I found this viewpoint extremely interesting, yet very representative of a certain type of woman that is focused on moving up the corporate ladder with a singular ambition. What I wrote in the comments on Katie’s blog post  was I felt that Emma Barnett didn’t acknowledge that ambition changes. She says that she wanted “to think about ambition in a broader sense”, when really what she refers to is a very corporate ambition, without looking at the bigger picture.

For many women (and men!), it’s not that they are losing custody of their ambition, but that they are choosing a different sort of ambition. This ambition is motivated by the desire for a more well-rounded life that leaves room for good quality time with children, time for hobbies, a rich spiritual life.

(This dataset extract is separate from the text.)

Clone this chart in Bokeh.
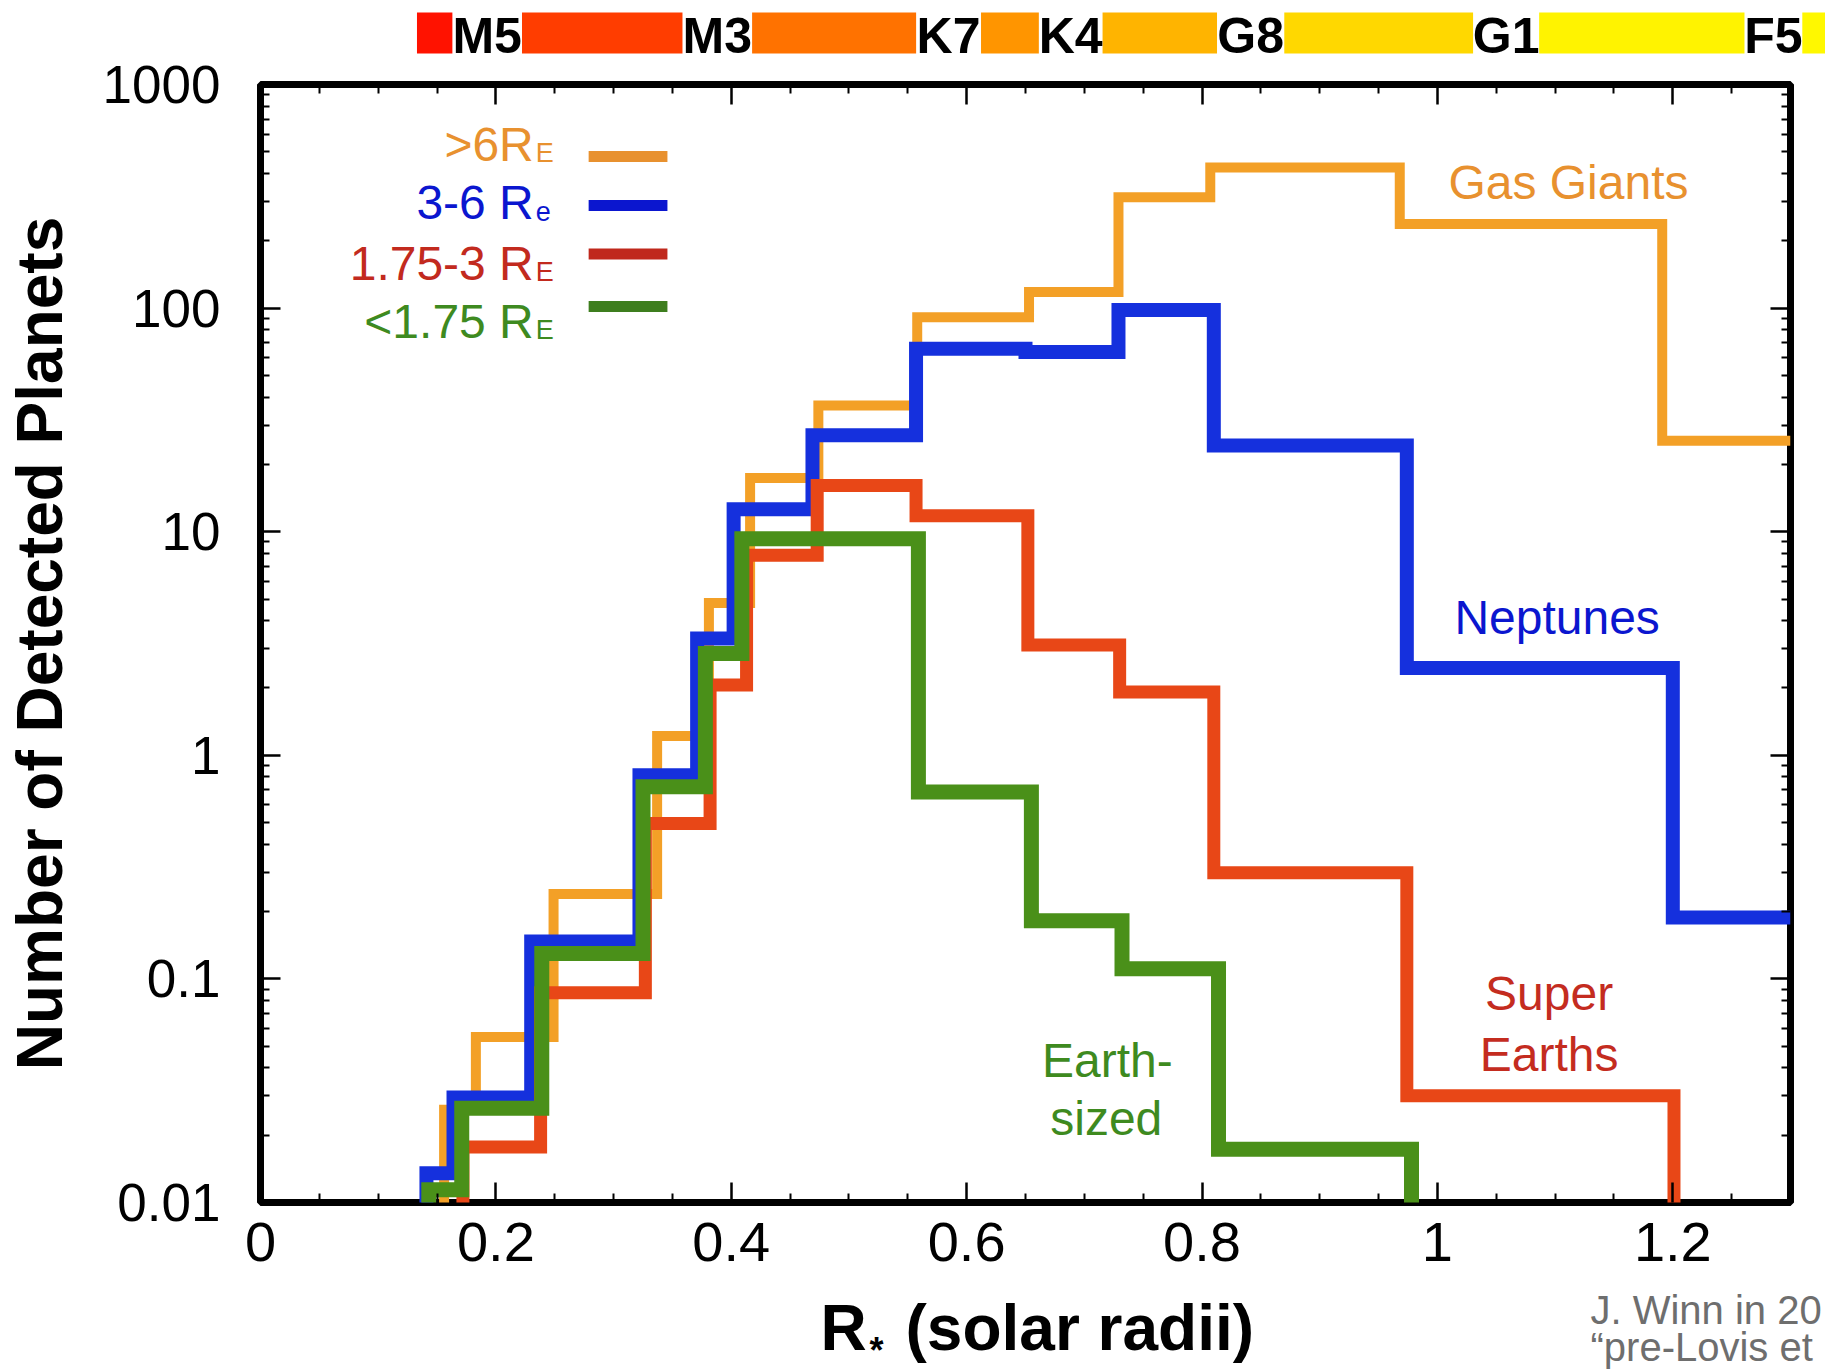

This type of ambition is a shift from the relentless move up the corporate ladder at any cost, to choosing the type of life you want and designing your ambition to achieve this life. In my twenties, I was intent on doing everything I could to move up the corporate ladder, getting promotions and changing companies to achieve this ambition. The cost of this was poor health, endless hours at work and on my Blackberry and weaker connections with friends and family.

With the birth of my son, my ambitions for my life and my family life changed. I wanted to be more present and do something that would have a long term benefit for me and my family. My motivations changes and now my ambition is to become a naturopath.

How have your ambitions changed after big life events? Do you want the same things for your life?